Haarige Forschung: Ein pflanzlicher Extrakt scheint die androgenetische Alopezie zu bessern – doch große Studien fehlen

Michael Simm

Interessenkonflikte

10. Januar 2022

ALRV5XR, ein Gemisch aus Pflanzenextrakten, Vitaminen und Mineralien, wurde über 24 Wochen Dauer einer kleinen Gruppe von Männern mit androgenetischem Haarausfall verabreicht. Dabei erhöhte sich die relative Dichte des Terminalhaares im Vergleich zu Placebo um 16,4%, wie Forscher in The Lancet berichten [1]

Neue Strategie gegen Haarausfall

Zum Hintergrund: Die androgenetische Alopezie (AGA) ist die häufigste Ursache von Haarausfall bei Männern. Sie stellt aus kosmetischen Gründen für viele Betroffene eine große Belastung dar. Die zugelassenen Präparate Minoxidil und Finasterid können weiteren Haarausfall stoppen, haben als mögliche Nebenwirkung jedoch Hautreizungen bzw. Libidoverlust. 

Jetzt haben Forscher ALRV5XR ein neues Mittel getestet, das „entwickelt wurde, um multiple am Haarwachstum beteiligte molekulare Signalwege und die Stammzellbiologie der Haarfollikel ins Visier zu nehmen“, wie sie schreiben. Laut ihrer Publikation handelt es sich nicht um ein Biologikum, sondern um eine „Formulierung standardisierter botanischer Extrakte, Vitamine und Mineralien“.

Studie mit 46 Teilnehmern

Um die Wirksamkeit zu untersuchen, haben Forscher 46 gesunde Männer zwischen 22 und 65 Jahren in ihre Doppelt verblindete, Placebo-kontrollierte Studie von 24 Wochen Dauer aufgenommen.

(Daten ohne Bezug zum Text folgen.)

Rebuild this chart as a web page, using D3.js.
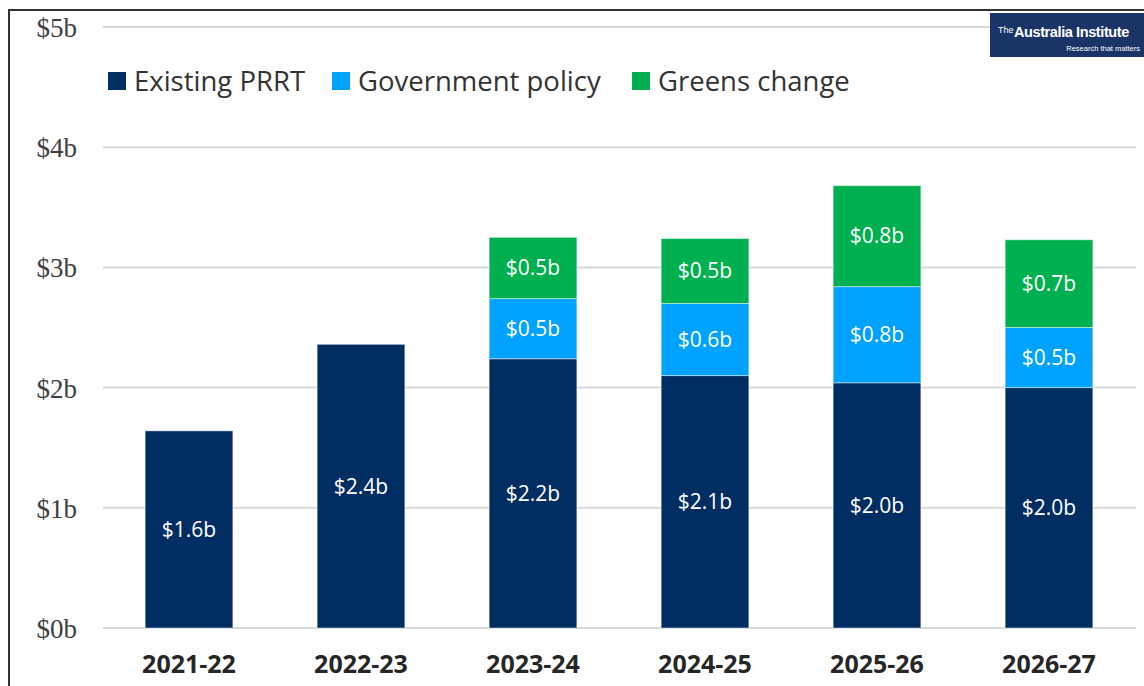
<!DOCTYPE html>
<html lang="en">
<head>
<meta charset="utf-8">
<title>PRRT revenue</title>
<script src="https://cdn.jsdelivr.net/npm/d3@7"></script>
<style>
  body { margin: 0; background: #fff; }
</style>
</head>
<body>
<svg width="1144" height="686"></svg>
<script>
// data ($ billion)
var years = ["2021-22", "2022-23", "2023-24", "2024-25", "2025-26", "2026-27"];
var existing = [1.64, 2.36, 2.24, 2.10, 2.04, 2.00];
var govPolicy = [0, 0, 0.50, 0.60, 0.80, 0.50];
var greens = [0, 0, 0.51, 0.54, 0.84, 0.73];
var seriesNames = ["Existing PRRT", "Government policy", "Greens change"];
var yTicks = [0, 1, 2, 3, 4, 5];

var colors = ["#002D62", "#00A2FF", "#00B050"];
var svg = d3.select("svg");

// frame
svg.append("path")
    .attr("d", "M9,686 V10 H1144")
    .attr("fill", "none")
    .attr("stroke", "#333")
    .attr("stroke-width", 2);

var x = d3.scaleBand().domain(years).range([103, 1135]).paddingInner(0.49).paddingOuter(0.245);
var y = d3.scaleLinear().domain([0, 5]).range([628, 27]);

// grid
var yAxis = d3.axisLeft(y).tickValues(yTicks).tickSize(0).tickFormat(function(d) { return "$" + d + "b"; });
var gy = svg.append("g").attr("transform", "translate(77,0)").call(yAxis);
gy.select(".domain").remove();
gy.selectAll("text")
    .attr("x", 0)
    .attr("dy", "0.35em")
    .attr("fill", "#404040")
    .style("font-family", "'Liberation Serif', serif")
    .style("font-size", "27px");

svg.append("g").selectAll("line")
    .data(yTicks)
    .enter().append("line")
    .attr("x1", 103).attr("x2", 1136)
    .attr("y1", function(d) { return y(d); })
    .attr("y2", function(d) { return y(d); })
    .attr("stroke", "#d9d9d9")
    .attr("stroke-width", 2);

// stacked bars
var rows = years.map(function(yr, i) {
    return { year: yr, s0: existing[i], s1: govPolicy[i], s2: greens[i] };
});
var stack = d3.stack().keys(["s0", "s1", "s2"])(rows);

var layers = svg.append("g").selectAll("g")
    .data(stack)
    .enter().append("g")
    .attr("fill", function(d, i) { return colors[i]; });

layers.selectAll("rect")
    .data(function(d) { return d.filter(function(p) { return p[1] - p[0] > 0; }); })
    .enter().append("rect")
    .attr("x", function(d) { return x(d.data.year); })
    .attr("width", x.bandwidth())
    .attr("y", function(d) { return y(d[1]); })
    .attr("height", function(d) { return y(d[0]) - y(d[1]); })
    .attr("stroke", "rgba(255,255,255,0.45)")
    .attr("stroke-width", 1);

layers.selectAll("text")
    .data(function(d) { return d.filter(function(p) { return p[1] - p[0] > 0; }); })
    .enter().append("text")
    .attr("x", function(d) { return x(d.data.year) + x.bandwidth() / 2; })
    .attr("y", function(d) { return y((d[0] + d[1]) / 2); })
    .attr("dy", "0.35em")
    .attr("text-anchor", "middle")
    .attr("fill", "#fff")
    .style("font-family", "'Open Sans', sans-serif")
    .style("font-size", "21px")
    .text(function(d) { return "$" + (d[1] - d[0]).toFixed(1) + "b"; });

// x axis labels
var xAxis = d3.axisBottom(x).tickSize(0);
var gx = svg.append("g").attr("transform", "translate(0,628)").call(xAxis);
gx.select(".domain").remove();
gx.selectAll("text")
    .attr("y", 0)
    .attr("dy", "1.8em")
    .attr("fill", "#262626")
    .style("font-family", "'Open Sans', sans-serif")
    .style("font-weight", "bold")
    .style("font-size", "25px");

// legend
var legendX = [108, 332, 632];
var leg = svg.append("g").selectAll("g")
    .data(seriesNames)
    .enter().append("g")
    .attr("transform", function(d, i) { return "translate(" + legendX[i] + ",72)"; });
leg.append("rect").attr("width", 18).attr("height", 18).attr("fill", function(d, i) { return colors[i]; });
leg.append("text")
    .attr("x", 26).attr("y", 9).attr("dy", "0.36em")
    .attr("fill", "#333")
    .style("font-family", "'Open Sans', sans-serif")
    .style("font-size", "27.5px")
    .text(function(d) { return d; });

// logo
var logo = svg.append("g").attr("transform", "translate(990,13)");
logo.append("rect").attr("width", 154).attr("height", 44).attr("fill", "#1B3468");
logo.append("text").attr("x", 8).attr("y", 20).attr("fill", "#fff")
    .style("font-family", "'Liberation Sans', sans-serif")
    .style("font-size", "9px").text("The");
logo.append("text").attr("x", 24).attr("y", 24).attr("fill", "#fff")
    .style("font-family", "'Liberation Sans', sans-serif")
    .style("font-weight", "bold").style("letter-spacing", "-0.4px")
    .style("font-size", "14.5px").text("Australia Institute");
logo.append("text").attr("x", 150).attr("y", 38).attr("fill", "#fff")
    .attr("text-anchor", "end")
    .style("font-family", "'Liberation Sans', sans-serif")
    .style("font-size", "7.5px").text("Research that matters");
</script>
</body>
</html>
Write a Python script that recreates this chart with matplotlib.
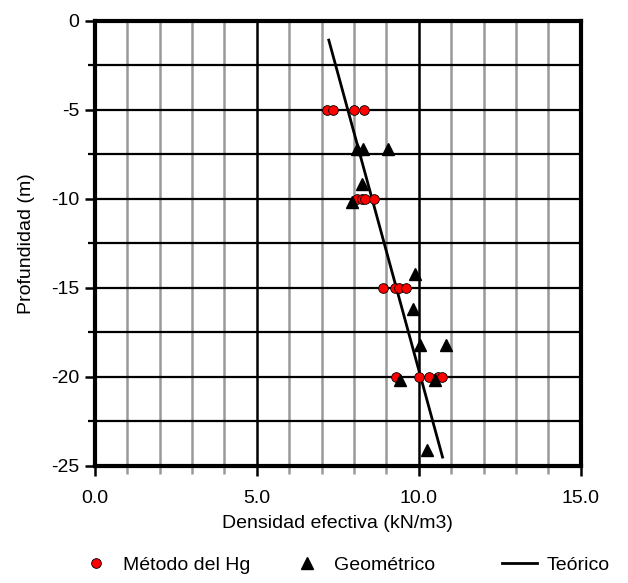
import numpy as np
import matplotlib
matplotlib.use("Agg")
from matplotlib import pyplot as plt
from matplotlib.ticker import MultipleLocator, FormatStrFormatter

plt.rcParams['font.family'] = ['Liberation Sans', 'DejaVu Sans']

# Metodo del Hg (circles)
hg_x = [7.15, 7.35, 8.0, 8.3, 8.1, 8.25, 8.35, 8.6, 8.9, 9.25, 9.4, 9.6, 9.3, 10.0, 10.3, 10.6, 10.7]
hg_y = [-5.0, -5.0, -5.0, -5.0, -10.0, -10.0, -10.0, -10.0, -15.0, -15.0, -15.0, -15.0, -20.0, -20.0, -20.0, -20.0, -20.0]

# Geometrico (triangles)
geo_x = [8.1, 8.27, 9.05, 8.23, 7.95, 9.88, 9.82, 10.03, 10.85, 9.41, 10.49, 10.25]
geo_y = [-7.2, -7.2, -7.2, -9.2, -10.2, -14.2, -16.2, -18.2, -18.2, -20.2, -20.2, -24.1]

# Teorico (line)
teo_x = [7.22, 10.73]
teo_y = [-1.1, -24.5]

fig = plt.figure(figsize=(6.28, 5.83), dpi=100)
ax = fig.add_axes([0.151, 0.2007, 0.774, 0.7641])

ax.set_xlim(0, 15)
ax.set_ylim(-25, 0)

ax.xaxis.set_major_locator(MultipleLocator(5))
ax.xaxis.set_minor_locator(MultipleLocator(1))
ax.yaxis.set_major_locator(MultipleLocator(5))
ax.yaxis.set_minor_locator(MultipleLocator(2.5))
ax.xaxis.set_major_formatter(FormatStrFormatter('%.1f'))
ax.yaxis.set_major_formatter(FormatStrFormatter('%d'))

ax.grid(which='minor', axis='x', color='#999999', linewidth=1.8)
ax.grid(which='major', axis='x', color='black', linewidth=1.8)
ax.grid(which='both', axis='y', color='black', linewidth=1.6)
ax.set_axisbelow(True)

for s in ax.spines.values():
    s.set_linewidth(3)

ax.tick_params(which='major', direction='out', length=7, width=1.8, labelsize=14, pad=4)
ax.tick_params(axis='x', which='major', pad=10)
ax.tick_params(axis='x', which='minor', direction='out', length=6, width=1.8, color='#999999')
ax.tick_params(axis='y', which='minor', direction='out', length=5, width=1.6)

l_teo, = ax.plot(teo_x, teo_y, color='black', linewidth=2, zorder=3)
l_hg, = ax.plot(hg_x, hg_y, linestyle='none', marker='o', markersize=7, markerfacecolor='red',
                markeredgecolor='black', markeredgewidth=0.6, zorder=4)
l_geo, = ax.plot(geo_x, geo_y, linestyle='none', marker='^', markersize=9, color='black', zorder=4)

ax.set_xlabel('Densidad efectiva (kN/m3)', fontsize=14, labelpad=6)
ax.set_ylabel('Profundidad (m)', fontsize=14, labelpad=12)

# legend entries spaced like the original (equal-width columns)
entries = [(l_hg, 'Método del Hg', 78), (l_geo, 'Geométrico', 289), (l_teo, 'Teórico', 502)]
for handle, label, xpix in entries:
    fig.legend([handle], [label], loc='center left', bbox_to_anchor=(xpix / 628, 0.031),
               frameon=False, fontsize=14, handlelength=1.8, handletextpad=0.5,
               borderpad=0, borderaxespad=0)

fig.savefig('out.png', dpi=100)
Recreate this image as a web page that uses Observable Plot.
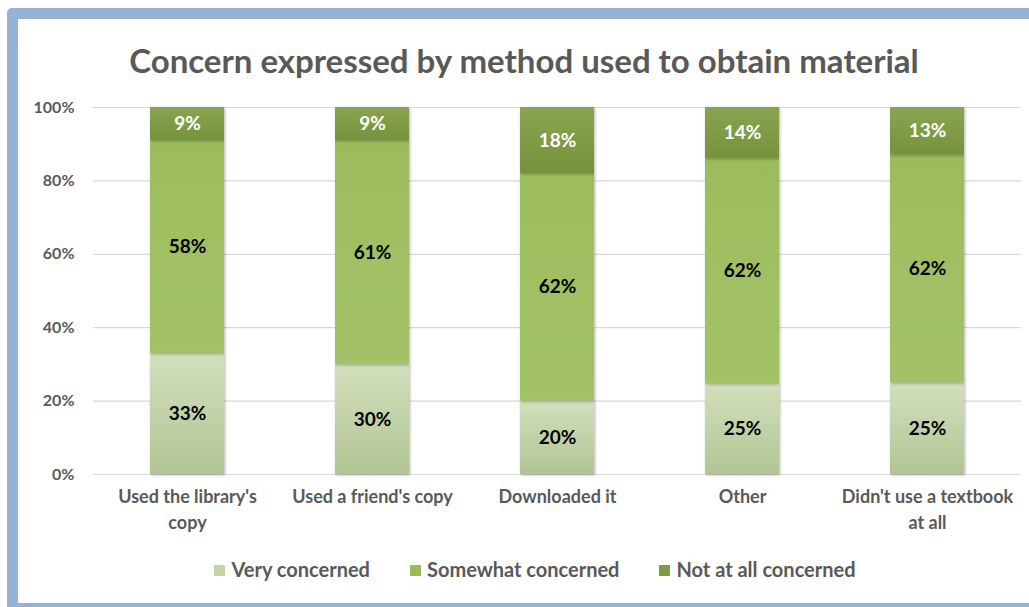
<!DOCTYPE html>
<html><head><meta charset="utf-8">
<script src="https://cdn.jsdelivr.net/npm/d3@7"></script>
<script src="https://cdn.jsdelivr.net/npm/@observablehq/plot@0.6"></script>
<style>
html,body{margin:0;padding:0;background:#fff;}
body{width:1029px;height:607px;overflow:hidden;position:relative;font-family:Lato,"Open Sans",sans-serif;}
#frame{position:absolute;left:7px;top:8px;width:1040px;height:584px;border:11px solid #95b3d7;border-radius:5px;background:#fff;}
#title{position:absolute;left:0;width:1048px;top:40px;text-align:center;font-size:33px;font-weight:700;color:#595959;white-space:nowrap;}
#chart{position:absolute;left:0;top:90px;}
#legend{position:absolute;left:0;width:1070px;top:557px;display:flex;justify-content:center;gap:40px;font-size:20px;font-weight:700;color:#595959;}
#legend span.sw{display:inline-block;width:11px;height:11px;margin-right:6px;vertical-align:1px;}
svg g[aria-label=bar] rect{filter:drop-shadow(1.5px 1px 1.5px rgba(0,0,0,0.3));}
</style></head>
<body>
<div id="frame"></div>
<div id="title">Concern expressed by method used to obtain material</div>
<div id="chart"></div>
<div id="legend"></div>
<script>
const categories = ["Used the library's copy","Used a friend's copy","Downloaded it","Other","Didn't use a textbook at all"];
const tickLabels = ["Used the library's\ncopy","Used a friend's copy","Downloaded it","Other","Didn't use a textbook\nat all"];
const series = ["Very concerned","Somewhat concerned","Not at all concerned"];
const veryConcerned = [33,30,20,25,25];
const somewhatConcerned = [58,61,62,62,62];
const notAtAllConcerned = [9,9,18,14,13];
const yTicks = [0,0.2,0.4,0.6,0.8,1];

const seriesValues = [veryConcerned, somewhatConcerned, notAtAllConcerned];
const gradients = [["#d2e0bd","#b2c493"],["#9cbc5c","#a4c369"],["#89a552","#76923b"]];
const swatchColors = ["#c3d5a6","#9bbb59","#7f9c45"];
const textColors = ["#000","#000","#fff"];

const data = [];
series.forEach((s,i)=>categories.forEach((c,j)=>data.push({category:c, series:s, value:seriesValues[i][j]})));

const stackOpts = {x:"category", y:"value", z:"series", order: series, offset:"normalize"};
const chart = Plot.plot({
  width:1029, height:460,
  marginLeft:93, marginRight:8, marginTop:17, marginBottom:76,
  style:{color:"#595959", fontFamily:"Lato, 'Open Sans', sans-serif", background:"transparent"},
  x:{domain:categories, paddingInner:0.6, paddingOuter:0.3, align:0.5, label:null},
  y:{domain:[0,1], label:null},
  color:{domain:series, range:series.map((s,i)=>`url(#grad${i})`)},
  marks:[
    Plot.gridY(yTicks,{stroke:"#d9d9d9", strokeOpacity:1, strokeWidth:1.2}),
    Plot.axisY({ticks:yTicks, tickFormat:d3.format(".0%"), tickSize:0, tickPadding:19, fontSize:16, fontWeight:700, label:null}),
    Plot.axisX({tickSize:0, tickPadding:10, fontSize:18, fontWeight:700, lineHeight:1.45, tickFormat:(d)=>tickLabels[categories.indexOf(d)], textAnchor:"middle", label:null}),
    Plot.barY(data, Plot.stackY({...stackOpts, fill:"series"})),
    Plot.text(data, Plot.stackY({...stackOpts, text:d=>d.value+"%", fill:d=>textColors[series.indexOf(d.series)], fontSize:19, fontWeight:700})),
  ]
});
const svg = d3.select(chart);
const defs = svg.insert("defs",":first-child");
gradients.forEach((g,i)=>{
  const lg = defs.append("linearGradient").attr("id","grad"+i).attr("x1",0).attr("y1",0).attr("x2",0).attr("y2",1);
  lg.append("stop").attr("offset","0%").attr("stop-color",g[0]);
  lg.append("stop").attr("offset","100%").attr("stop-color",g[1]);
});
document.getElementById("chart").appendChild(chart);

const legend = document.getElementById("legend");
series.forEach((s,i)=>{
  const item = document.createElement("div");
  item.innerHTML = `<span class="sw" style="background:${swatchColors[i]}"></span>${s}`;
  legend.appendChild(item);
});
</script>
</body></html>
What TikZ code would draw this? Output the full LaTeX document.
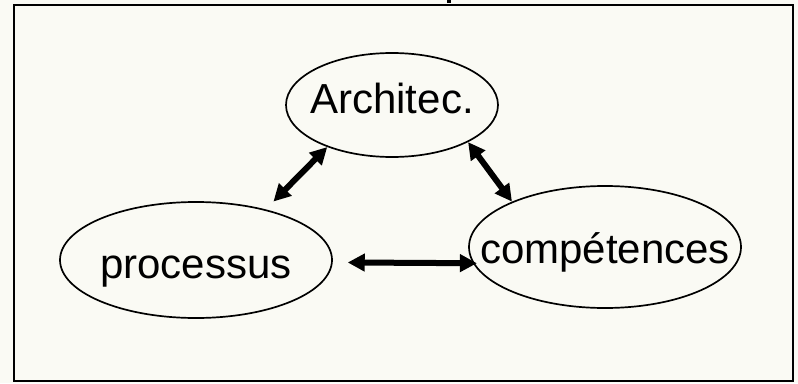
\documentclass[tikz,border=0pt]{standalone}
\usepackage{fontspec}
\setmainfont{Liberation Sans}
\usetikzlibrary{arrows.meta,shapes.geometric}
\definecolor{PaperWhite}{RGB}{250,250,244}
\tikzset{
  bubble/.style={draw=black,ellipse,line width=1.7pt,inner xsep=-40pt,
    inner ysep=-10pt,text height=32pt,text depth=8pt},
  frame/.style={draw=black,line width=2pt},
  link/.style={{Triangle[length=17pt,width=17pt]}-{Triangle[length=17pt,width=17pt]},
    line width=6pt,black}
}

\begin{document}
\begin{tikzpicture}[x=1pt,y=-1pt,font=\fontsize{42pt}{50pt}\selectfont]
  \fill[PaperWhite] (0,0) rectangle (798,383);
  \useasboundingbox (0,0) rectangle (798,383);
  \fill[black] (447,0) rectangle (451,3);
  \draw[frame] (14,5) rectangle (793,381);
  \node[bubble,minimum width=212pt,minimum height=104pt,text height=28pt,text depth=12pt]
    (arch) at (392,105) {Architec.};
  \node[bubble,minimum width=272pt,minimum height=116pt,text height=40pt,text depth=4pt]
    (proc) at (196,260) {processus};
  \node[bubble,minimum width=272pt,minimum height=122pt,text height=38pt,text depth=6pt]
    (comp) at (605,247) {compétences};
  \draw[link,shorten <=11pt] (proc.36) -- (arch.213);
  \draw[link] (arch.334) -- (comp.154);
  \draw[link,shorten <=15pt,shorten >=-4pt] (proc.359) -- (comp.187);
\end{tikzpicture}
\end{document}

Teilnehmer erhielten Tabletten, Shampoo, Conditioner und ein Follikelserum für die tägliche Anwendung. Die Evaluation erfolgte verblindet zu Studienbeginn, nach 12 und nach 24 Wochen mittels Einschätzung eines Dermatologen und Phototrichogrammen. Außerdem wurden Blutproben analysiert.

Signifikant höhere Dichte des Terminalhaares unter Verum

17 Probanden unter Verum und 19 unter Placebo vervollständigten die Studie, aber nur 11 aus jeder Gruppe konnte bezüglich der Veränderung der Terminalhaardichte evaluiert werden.

Nach 24 Wochen war die Terminalhaardichte unter Verum im Vergleich zu Placebo absolut um 21,0 Terminalhaare/cm2 gewachsen (95%-Konfidenzintervall 9,2-32,8, p = 0,0014). Die relative Dichte des Terminalhaares erhöhte sich unter Verum im Vergleich zu Placebo um 16,4 % (95%-KI 7,4-25,5; p = 0,0012). 

Das Chancenverhältnis (OR) für ein Ansprechen auf die Therapie, definiert als keine oder eine positive Veränderung, betrug 87,4. Die Haardichte vergrößerte sich bei den Respondern linear und zwar unabhängig vom Ausmaß des Haarausfalls, dem Haartyp, der Ethnie, dem Alter oder dem Körpermasseindex.

Die Studienarznei war gut verträglich; die Autoren beobachteten keine Nebenwirkungen.

Unabhängige Bestätigung der Ergebnisse notwendig

Obwohl effektiv nur Daten von 22 Probanden ausgewertet worden sind, sehen die Studienautoren ein klinisch signifikantes Nachwachsen des Terminalhaares. Sowohl die Wirksamkeit als auch die Ansprechrate sei um ein Vielfaches größer als in den publizierten Studien mit Standardtherapien, schreiben sie. 

Dass der Effekt über 24 Wochen anhalte, lege nahe, dass Struktur und Funktion nicht-produktiver Follikel wiederhergestellt würden und dass ein normaler Haar-Phänotyp mit einer langanhaltenden Therapie erreichbar sei. 

Eine unabhängige Replikation der Ergebnisse, Studien mit einer weitaus höheren Zahl von Probanden und auch längerer Laufzeit werden zeigen müssen, ob diese Einschätzung realistisch ist.

Dieser Artikel ist im Original erschienen auf Univadis.de.